▸ What needs to be done:
Give the count of lines containing the string "chart", with no other output.

▸ Supplied data:
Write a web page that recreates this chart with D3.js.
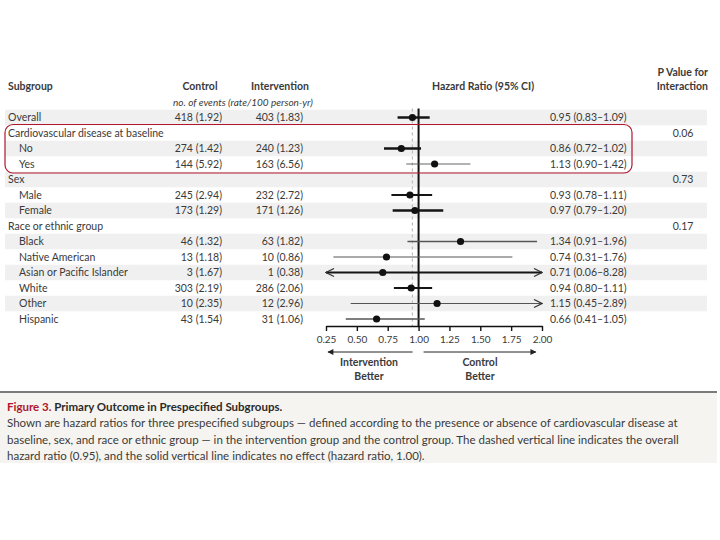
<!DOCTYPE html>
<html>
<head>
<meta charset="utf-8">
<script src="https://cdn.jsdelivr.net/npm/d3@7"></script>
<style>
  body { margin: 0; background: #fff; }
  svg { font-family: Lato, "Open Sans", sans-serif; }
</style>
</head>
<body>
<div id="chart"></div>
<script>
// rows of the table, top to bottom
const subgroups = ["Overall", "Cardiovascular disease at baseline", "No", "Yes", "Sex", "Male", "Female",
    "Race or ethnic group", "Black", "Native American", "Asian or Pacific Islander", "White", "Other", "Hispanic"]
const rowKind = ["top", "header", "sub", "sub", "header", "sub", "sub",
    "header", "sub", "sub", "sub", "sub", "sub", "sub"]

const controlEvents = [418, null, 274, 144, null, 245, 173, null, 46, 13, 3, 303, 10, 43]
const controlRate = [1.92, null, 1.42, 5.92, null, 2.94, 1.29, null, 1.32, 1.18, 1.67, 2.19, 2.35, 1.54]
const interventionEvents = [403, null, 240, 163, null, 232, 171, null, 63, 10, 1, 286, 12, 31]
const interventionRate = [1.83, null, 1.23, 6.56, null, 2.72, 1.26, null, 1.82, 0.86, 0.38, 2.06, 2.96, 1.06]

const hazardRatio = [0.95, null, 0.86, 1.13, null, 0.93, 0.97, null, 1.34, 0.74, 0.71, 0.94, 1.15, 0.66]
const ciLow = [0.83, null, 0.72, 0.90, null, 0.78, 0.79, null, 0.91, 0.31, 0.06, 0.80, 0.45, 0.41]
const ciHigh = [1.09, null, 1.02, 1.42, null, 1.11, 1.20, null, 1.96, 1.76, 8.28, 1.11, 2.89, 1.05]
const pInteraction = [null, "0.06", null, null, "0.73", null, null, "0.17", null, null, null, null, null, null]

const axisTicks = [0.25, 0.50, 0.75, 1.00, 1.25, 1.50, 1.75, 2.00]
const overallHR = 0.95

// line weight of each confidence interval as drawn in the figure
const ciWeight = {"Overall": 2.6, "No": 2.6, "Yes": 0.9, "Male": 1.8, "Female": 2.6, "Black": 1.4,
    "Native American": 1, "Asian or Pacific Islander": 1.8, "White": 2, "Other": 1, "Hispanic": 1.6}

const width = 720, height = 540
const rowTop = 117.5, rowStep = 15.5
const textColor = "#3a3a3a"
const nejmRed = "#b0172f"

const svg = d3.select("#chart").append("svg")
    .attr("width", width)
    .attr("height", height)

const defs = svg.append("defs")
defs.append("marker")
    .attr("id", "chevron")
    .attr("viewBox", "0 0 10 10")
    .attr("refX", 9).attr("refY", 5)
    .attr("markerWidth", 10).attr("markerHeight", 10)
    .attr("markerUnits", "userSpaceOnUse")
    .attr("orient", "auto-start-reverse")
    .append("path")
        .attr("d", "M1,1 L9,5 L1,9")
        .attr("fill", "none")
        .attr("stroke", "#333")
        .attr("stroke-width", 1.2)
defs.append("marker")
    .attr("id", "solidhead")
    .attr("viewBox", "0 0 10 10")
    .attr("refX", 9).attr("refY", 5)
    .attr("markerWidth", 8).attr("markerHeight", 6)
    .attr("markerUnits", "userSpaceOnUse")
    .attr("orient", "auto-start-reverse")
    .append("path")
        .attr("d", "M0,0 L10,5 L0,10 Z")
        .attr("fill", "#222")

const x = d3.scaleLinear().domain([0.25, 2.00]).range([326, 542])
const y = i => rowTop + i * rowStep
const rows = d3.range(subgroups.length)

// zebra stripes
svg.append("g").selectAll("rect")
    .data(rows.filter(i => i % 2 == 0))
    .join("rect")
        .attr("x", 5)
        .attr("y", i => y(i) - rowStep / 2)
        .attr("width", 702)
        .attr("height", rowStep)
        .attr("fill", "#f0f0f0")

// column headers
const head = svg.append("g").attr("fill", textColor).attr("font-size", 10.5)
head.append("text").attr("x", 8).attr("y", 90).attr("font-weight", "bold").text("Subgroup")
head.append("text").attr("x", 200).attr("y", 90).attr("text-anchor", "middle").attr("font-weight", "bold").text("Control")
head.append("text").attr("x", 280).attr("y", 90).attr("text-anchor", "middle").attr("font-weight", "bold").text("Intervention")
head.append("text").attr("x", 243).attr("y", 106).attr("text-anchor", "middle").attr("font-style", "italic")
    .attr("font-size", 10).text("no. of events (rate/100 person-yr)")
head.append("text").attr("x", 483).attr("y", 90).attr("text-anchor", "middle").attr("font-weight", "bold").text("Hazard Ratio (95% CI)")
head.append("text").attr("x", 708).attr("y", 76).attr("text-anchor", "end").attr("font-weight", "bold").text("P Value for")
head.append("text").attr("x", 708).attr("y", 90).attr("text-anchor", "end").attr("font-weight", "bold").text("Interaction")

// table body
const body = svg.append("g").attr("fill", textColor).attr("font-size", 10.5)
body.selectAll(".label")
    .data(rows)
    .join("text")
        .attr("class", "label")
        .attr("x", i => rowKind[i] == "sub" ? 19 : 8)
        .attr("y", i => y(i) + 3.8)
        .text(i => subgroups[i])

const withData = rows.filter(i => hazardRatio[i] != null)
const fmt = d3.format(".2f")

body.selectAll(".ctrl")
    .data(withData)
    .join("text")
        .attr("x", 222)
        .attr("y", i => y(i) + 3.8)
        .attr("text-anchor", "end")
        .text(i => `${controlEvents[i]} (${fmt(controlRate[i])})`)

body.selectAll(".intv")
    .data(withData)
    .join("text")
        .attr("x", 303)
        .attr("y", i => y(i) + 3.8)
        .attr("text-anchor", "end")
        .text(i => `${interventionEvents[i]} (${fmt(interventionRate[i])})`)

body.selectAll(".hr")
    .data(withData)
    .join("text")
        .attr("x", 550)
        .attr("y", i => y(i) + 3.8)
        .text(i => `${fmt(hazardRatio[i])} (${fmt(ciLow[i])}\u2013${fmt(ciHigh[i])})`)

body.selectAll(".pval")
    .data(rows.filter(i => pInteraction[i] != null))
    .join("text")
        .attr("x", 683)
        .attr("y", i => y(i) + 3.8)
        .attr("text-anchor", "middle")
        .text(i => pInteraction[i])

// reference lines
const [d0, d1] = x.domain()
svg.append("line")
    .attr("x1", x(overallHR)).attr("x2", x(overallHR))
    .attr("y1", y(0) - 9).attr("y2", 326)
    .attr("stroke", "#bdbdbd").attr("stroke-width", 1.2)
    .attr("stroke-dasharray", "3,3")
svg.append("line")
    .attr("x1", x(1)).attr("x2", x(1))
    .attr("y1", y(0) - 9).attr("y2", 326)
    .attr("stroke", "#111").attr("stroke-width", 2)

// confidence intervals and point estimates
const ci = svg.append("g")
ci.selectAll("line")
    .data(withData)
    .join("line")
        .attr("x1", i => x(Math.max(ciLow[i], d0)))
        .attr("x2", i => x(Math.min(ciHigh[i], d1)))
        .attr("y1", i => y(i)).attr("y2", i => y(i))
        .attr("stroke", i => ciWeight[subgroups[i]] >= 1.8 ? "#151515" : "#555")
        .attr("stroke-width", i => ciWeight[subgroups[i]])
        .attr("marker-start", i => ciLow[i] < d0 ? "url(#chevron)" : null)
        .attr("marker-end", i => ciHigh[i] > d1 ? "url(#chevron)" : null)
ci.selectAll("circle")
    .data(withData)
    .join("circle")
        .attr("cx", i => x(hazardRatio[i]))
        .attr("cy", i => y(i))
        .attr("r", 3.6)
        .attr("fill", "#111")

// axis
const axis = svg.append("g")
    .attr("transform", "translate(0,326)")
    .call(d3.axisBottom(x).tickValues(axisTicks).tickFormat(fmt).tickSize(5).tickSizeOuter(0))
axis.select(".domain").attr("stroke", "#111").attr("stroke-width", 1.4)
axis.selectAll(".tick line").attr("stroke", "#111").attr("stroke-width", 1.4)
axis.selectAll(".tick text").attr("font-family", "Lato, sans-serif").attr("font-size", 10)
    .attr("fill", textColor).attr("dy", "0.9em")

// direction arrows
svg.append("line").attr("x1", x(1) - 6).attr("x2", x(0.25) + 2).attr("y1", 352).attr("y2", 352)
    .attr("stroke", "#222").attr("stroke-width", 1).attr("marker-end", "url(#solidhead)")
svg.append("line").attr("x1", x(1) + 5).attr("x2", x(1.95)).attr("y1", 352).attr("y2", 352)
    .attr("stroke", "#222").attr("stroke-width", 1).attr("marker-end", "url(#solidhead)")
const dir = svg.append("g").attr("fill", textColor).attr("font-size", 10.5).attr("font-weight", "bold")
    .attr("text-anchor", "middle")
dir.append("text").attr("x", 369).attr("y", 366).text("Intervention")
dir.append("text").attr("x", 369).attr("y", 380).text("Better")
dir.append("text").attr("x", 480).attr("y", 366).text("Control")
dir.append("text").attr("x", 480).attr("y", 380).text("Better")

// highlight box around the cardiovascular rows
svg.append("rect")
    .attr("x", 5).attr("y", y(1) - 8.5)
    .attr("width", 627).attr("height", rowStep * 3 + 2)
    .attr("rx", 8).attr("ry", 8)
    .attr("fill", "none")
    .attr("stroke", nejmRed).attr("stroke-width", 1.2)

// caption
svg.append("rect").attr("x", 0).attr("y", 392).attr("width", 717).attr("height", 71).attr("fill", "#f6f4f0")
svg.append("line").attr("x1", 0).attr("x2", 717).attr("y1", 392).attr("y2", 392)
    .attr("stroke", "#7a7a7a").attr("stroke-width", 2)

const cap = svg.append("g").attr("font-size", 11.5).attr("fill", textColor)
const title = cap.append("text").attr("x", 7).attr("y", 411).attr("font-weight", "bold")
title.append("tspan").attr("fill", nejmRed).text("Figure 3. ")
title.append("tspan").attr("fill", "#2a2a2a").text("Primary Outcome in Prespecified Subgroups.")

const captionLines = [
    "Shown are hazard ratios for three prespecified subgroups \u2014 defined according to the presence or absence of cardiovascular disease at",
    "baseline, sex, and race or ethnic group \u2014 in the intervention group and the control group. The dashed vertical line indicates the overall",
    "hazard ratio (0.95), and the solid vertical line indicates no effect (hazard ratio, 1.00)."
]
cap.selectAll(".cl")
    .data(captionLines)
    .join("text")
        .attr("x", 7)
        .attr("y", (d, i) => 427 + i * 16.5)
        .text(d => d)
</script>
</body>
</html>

▸ Result for this task:
3